Ever since the dissolution some two decades ago of the Italian Communist Party, once western Europe's largest, Italy's radical left has been splintered and weak.
Today you have two communist parties - Communist Refoundation and the Party of Italian Communists - plus the green-radical Left Ecology Freedom, headed by Puglia Governor Nichi Vendola.
Although not from the same Gramscian tradition, there is also the Italy of Values party led by former corruption magistrate Antonio Di Pietro, a maverick populist whose parliamentary presence has ensured there remains some kind of left conscience in Rome.
Together these parties represent 14-18 per cent of the vote, but they've struggled to get it together.
Alliances with centre-right parties such as the Union of Christian and Centre Democrats, led by Christian democrat Pier Ferdinando Casini, and Pier Luigi Bersani's forever rightward lurching centre-left Democrats have added to frictions and disagreements.
Although tactically tempting at various times, such alliances have all ultimately ended in failure, and Vendola's current flirt with a pact encompassing the Democrats and Casini's party will conclude no differently.
But the unprecedented onslaught against the 99 per cent by the unelected government of Mario Monti - a man who since replacing Silvio Berlusconi last November has proved to be singularly successful in implementing the neoliberal agenda dear to his colleagues in the elite Bilderberg Club - appears to have convinced them to bury their differences.
And the issue is over labour rights. Last Wednesday the Supreme Court received notification of the plans for referendums to cancel two labour market reforms, one introduced earlier this year by Monti and the other last year by Berlusconi.
These reforms make it easier and cheaper to fire workers, although, as is the rule, they have been introduced in the name of job creation.
The experience of earlier reforms in Italy and elsewhere shows that making it easier to sack people will mean at best that employment is less secure, and at worse that employers will sack more people.
Further deregulation, particularly when jobs are scarce, will also produce a squeeze on wages and other employment conditions as newly empowered employers flex their muscle in the workplace, none of which will encourage workers to spend money.
Such a situation is very likely to sink Italy's sick economy further into recession.
Italians appear to have understood this, with one recent survey by pollster Demos showing 56 per cent opposed to the reforms, with only 24 per cent in favour.
The referendum campaign doesn't have the support of the Democrat leadership, which is tied into Monti's deregulatory drive, having introduced labour reforms when it was in government and having backed the latest wave of job market casualisation led by Monti.
However, the campaign has attracted support within the Democrats where many are extremely uncomfortable with the leadership's backing for the premier, a former European commissioner.
These include senior figures like MEP Sergio Cofferati, once a contender for leader and who as general secretary of the CGIL - Italy's largest trade union confederation - succeeded in getting three million onto the streets to kill off earlier attempts at rolling back labour rights.
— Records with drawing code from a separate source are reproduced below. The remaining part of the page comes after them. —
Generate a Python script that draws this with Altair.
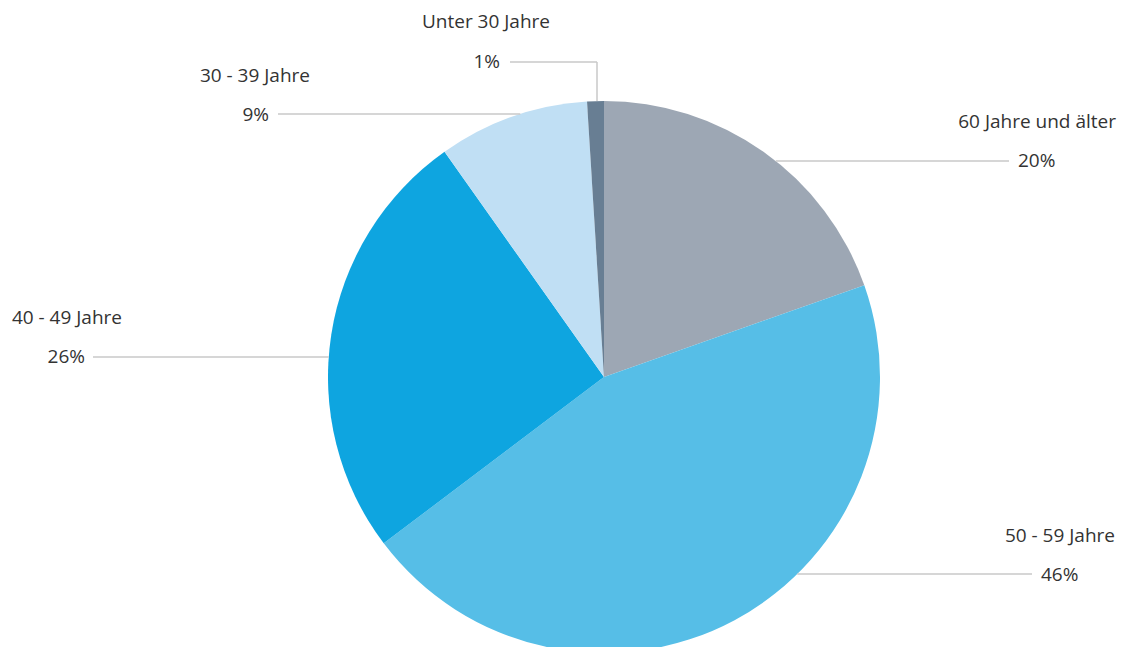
import math
import altair as alt
import pandas as pd

# ---- data ----
categories = ["60 Jahre und älter", "50 - 59 Jahre", "40 - 49 Jahre", "30 - 39 Jahre", "Unter 30 Jahre"]
values = [20, 46, 26, 9, 1]
pct_labels = ["20%", "46%", "26%", "9%", "1%"]
colors = ["#9da7b4", "#56bee7", "#0ea5e0", "#c0dff4", "#687e93"]

# ---- layout (chart pixel coordinates = page pixel - 8) ----
W, H = 1109, 639
OFF = 8
CX, CY, R = 604 - OFF, 377 - OFF, 276
FONT = "Open Sans"

# category label anchor (right aligned), page coords
cat_x = [v - OFF for v in [1116, 1115, 122, 310, 550]]
cat_y = [v - OFF for v in [122, 536, 318, 76, 22]]
# percentage label anchor, page coords
pct_x = [v - OFF for v in [1018, 1041, 85, 269, 500]]
pct_y = [v - OFF for v in [161, 575, 357, 115, 62]]
pct_align = ["left", "left", "right", "right", "right"]
# leader line: outer end (page coords); side of pie
line_x = [v - OFF for v in [1009, 1032, 93, 278, 510]]
line_y = [v - OFF for v in [161, 574, 357, 114, 62]]
line_side = [1, 1, -1, -1, 0]
elbow_x = [None, None, None, None, 597 - OFF]

pie_df = pd.DataFrame({
    "category": categories,
    "value": values,
    "order": list(range(len(categories))),
})

text_rows = []
for i, c in enumerate(categories):
    text_rows.append({"t": c, "x": cat_x[i], "y": cat_y[i], "align": "right"})
    text_rows.append({"t": pct_labels[i], "x": pct_x[i], "y": pct_y[i], "align": pct_align[i]})
text_df = pd.DataFrame(text_rows)

seg_rows = []
for i in range(len(categories)):
    y = line_y[i]
    if line_side[i] == 0:
        ex = elbow_x[i]
        seg_rows.append({"x": line_x[i], "y": y, "x2": ex, "y2": y})
        top = CY - math.sqrt(R * R - (ex - CX) ** 2)
        seg_rows.append({"x": ex, "y": y, "x2": ex, "y2": top})
    else:
        edge = CX + line_side[i] * math.sqrt(R * R - (y - CY) ** 2)
        seg_rows.append({"x": line_x[i], "y": y, "x2": edge, "y2": y})
seg_df = pd.DataFrame(seg_rows)

xs = alt.Scale(domain=[0, W], range=[0, W])
ys = alt.Scale(domain=[0, H], range=[0, H])

pie = alt.Chart(pie_df).mark_arc(outerRadius=R, stroke=None).encode(
    theta=alt.Theta("value:Q", stack=True),
    color=alt.Color("category:N", scale=alt.Scale(domain=categories, range=colors), legend=None),
    order=alt.Order("order:Q"),
    x=alt.value(CX),
    y=alt.value(CY),
)

lines = alt.Chart(seg_df).mark_rule(color="#c8c8c8", strokeWidth=1.5).encode(
    x=alt.X("x:Q", scale=xs, axis=None),
    y=alt.Y("y:Q", scale=ys, axis=None),
    x2="x2:Q",
    y2="y2:Q",
)

def text_layer(align):
    return alt.Chart(text_df[text_df["align"] == align]).mark_text(
        align=align, baseline="middle", font=FONT, fontSize=19, color="#333333"
    ).encode(
        x=alt.X("x:Q", scale=xs, axis=None),
        y=alt.Y("y:Q", scale=ys, axis=None),
        text="t:N",
    )

chart = alt.layer(pie, lines, text_layer("right"), text_layer("left")).properties(
    width=W, height=H, padding=0, autosize=alt.AutoSizeParams(type="none")
).configure_view(stroke=None)

chart.save("out.html", embed_options={"renderer": "svg", "actions": False})
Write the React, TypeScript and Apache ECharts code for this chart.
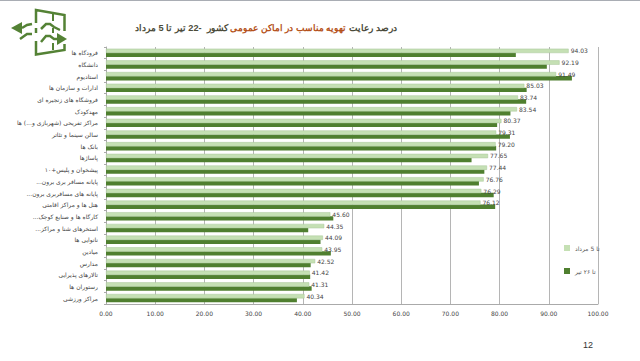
import React, { useEffect, useRef } from "react";
import * as echarts from "echarts";

const categories = [
  "فرودگاه ها", "دانشگاه", "استادیوم", "ادارات و سازمان ها", "فروشگاه های زنجیره ای", "مهدکودک",
  "مراکز تفریحی (شهربازی و...) ها", "سالن سینما و تئاتر", "بانک ها", "پاساژها", "پیشخوان و پلیس+۱۰",
  "پایانه مسافر بری برون...\u200f", "پایانه های مسافربری برون...\u200f", "هتل ها و مراکز اقامتی",
  "کارگاه ها و صنایع کوچک...\u200f", "استخرهای شنا و مراکز...\u200f", "نانوایی ها", "میادین", "مدارس",
  "تالارهای پذیرایی", "رستوران ها", "مراکز ورزشی",
];
const lightValues = [94.03, 92.19, 91.49, 85.03, 83.74, 83.54, 80.37, 79.31, 79.2, 77.65, 77.44, 76.76, 76.29, 76.12, 45.6, 44.35, 44.09, 43.95, 42.52, 41.42, 41.31, 40.34];
const darkValues = [83.3, 89.6, 94.7, 85.5, 85.4, 82.2, 79.5, 82.1, 79.3, 74.3, 76.9, 75.8, 78.8, 79.1, 46.2, 41.1, 43.6, 45.7, 41.6, 41.5, 41.8, 38.8];
const lightName = "تا 5 مرداد";
const darkName = "تا ۲۶ تیر";

const GREEN = "#548235";
const LIGHT = "#c5e0b4";
const DARK = "#4f7f2f";

export default function App() {
  const ref = useRef<HTMLDivElement>(null);
  useEffect(() => {
    const chart = echarts.init(ref.current!, undefined, { renderer: "svg" });
    chart.setOption({
      animation: false,
      backgroundColor: "#ffffff",
      textStyle: { fontFamily: "DejaVu Sans" },
      title: {
        left: 130,
        top: 18,
        text: "{d|تیر تا 5 مرداد}{d| 22}{d|-  }{d|کشور }{o|تهویه مناسب در اماکن عمومی}{d| درصد رعایت}",
        textStyle: {
          rich: {
            d: { fontSize: 9.2, fontWeight: "bold", color: "#4b4b3a", fontFamily: "Liberation Sans" },
            o: { fontSize: 9.2, fontWeight: "bold", color: "#b5521b", fontFamily: "Liberation Sans" },
          },
        },
      },
      legend: {
        orient: "vertical",
        left: 559,
        top: 240,
        itemWidth: 6,
        itemHeight: 6,
        itemGap: 17,
        itemStyle: { borderWidth: 0 },
        textStyle: { fontSize: 6, color: "#555" },
        data: [
          { name: lightName, icon: "rect" },
          { name: darkName, icon: "rect" },
        ],
      },
      grid: { left: 106, right: 42, top: 47, bottom: 57, containLabel: false },
      xAxis: {
        type: "value",
        min: 0,
        max: 100,
        interval: 10,
        axisLine: { show: true, lineStyle: { color: "#aaa" } },
        axisTick: { show: false },
        splitLine: { show: true, lineStyle: { color: "#b5b5b5", width: 1 } },
        axisLabel: {
          fontSize: 6,
          color: "#444",
          margin: 6,
          formatter: (v: number) => v.toFixed(2),
        },
      },
      yAxis: {
        type: "category",
        inverse: true,
        data: categories,
        axisLine: { show: true, lineStyle: { color: "#aaa" } },
        axisTick: { show: true, length: 2, lineStyle: { color: "#aaa" } },
        axisLabel: { fontSize: 6, color: "#444", margin: 8, interval: 0 },
      },
      series: [
        {
          name: lightName,
          type: "bar",
          data: lightValues,
          barWidth: 4.4,
          barGap: "-10%",
          itemStyle: { color: LIGHT, borderColor: "#a9c79a", borderWidth: 0.5 },
          label: {
            show: true,
            position: "right",
            distance: 2,
            fontSize: 6,
            color: "#444",
            formatter: (p: any) => p.value.toFixed(2),
          },
          z: 3,
        },
        {
          name: darkName,
          type: "bar",
          data: darkValues,
          barWidth: 4.4,
          itemStyle: { color: DARK },
          z: 2,
        },
      ],
      graphic: [
        { type: "rect", shape: { x: 0, y: 0, width: 640, height: 1 }, style: { fill: "#a9adb4" } },
        { type: "text", left: 583, top: 340, style: { text: "12", fontSize: 9, fill: "#333" } },
        {
          type: "polyline",
          shape: { points: [[36, 23], [36, 10], [64.5, 15], [64.5, 31]] },
          style: { stroke: GREEN, fill: "none", lineWidth: 2.5 },
        },
        {
          type: "polyline",
          shape: { points: [[36, 41], [36, 54.5], [64.5, 50], [64.5, 44]] },
          style: { stroke: GREEN, fill: "none", lineWidth: 2.5 },
        },
        {
          type: "polyline",
          shape: { points: [[36, 28], [36, 33]] },
          style: { stroke: GREEN, fill: "none", lineWidth: 2.5 },
        },
        {
          type: "polyline",
          shape: { points: [[53, 14], [53, 21]] },
          style: { stroke: GREEN, fill: "none", lineWidth: 2 },
        },
        {
          type: "polyline",
          shape: { points: [[53, 28], [53, 33]] },
          style: { stroke: GREEN, fill: "none", lineWidth: 2 },
        },
        {
          type: "polyline",
          shape: { points: [[53, 43], [53, 50]] },
          style: { stroke: GREEN, fill: "none", lineWidth: 2 },
        },
        {
          type: "polyline",
          shape: { points: [[32, 24], [27, 25], [22, 28]] },
          style: { stroke: GREEN, fill: "none", lineWidth: 2.5 },
        },
        { type: "polygon", shape: { points: [[11, 28], [22, 22], [22, 34]] }, style: { fill: GREEN } },
        {
          type: "polyline",
          shape: { points: [[32, 34], [27, 34], [20, 39]] },
          style: { stroke: GREEN, fill: "none", lineWidth: 2.5 },
        },
        {
          type: "polyline",
          shape: { points: [[41, 29], [46, 24], [50, 24], [54, 27], [60, 30]] },
          style: { stroke: GREEN, fill: "none", lineWidth: 2.5 },
        },
        {
          type: "polyline",
          shape: { points: [[41, 42], [46, 36], [50, 36], [54, 39], [60, 39]] },
          style: { stroke: GREEN, fill: "none", lineWidth: 2.5 },
        },
        { type: "polygon", shape: { points: [[67, 39], [57, 33], [57, 45]] }, style: { fill: GREEN } },
      ],
    });
    return () => chart.dispose();
  }, []);
  return <div ref={ref} style={{ position: "fixed", left: 0, top: 0, width: 640, height: 361 }} />;
}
Left intellectuals and lawyers - and most importantly trade unions like the Metalworkers Federation that has been leading the industrial fight against the reforms over the past year - are expected to join the campaign.
For the radical left promoting the referendums and disgruntled Democrats on the progressive end of the party this represents a rehearsal for a possible new political opposition movement against Monti and his policies of "social butchery."
A fightback in Italy is badly needed, and the right of millions of workers to decent, secure work is a good place to start.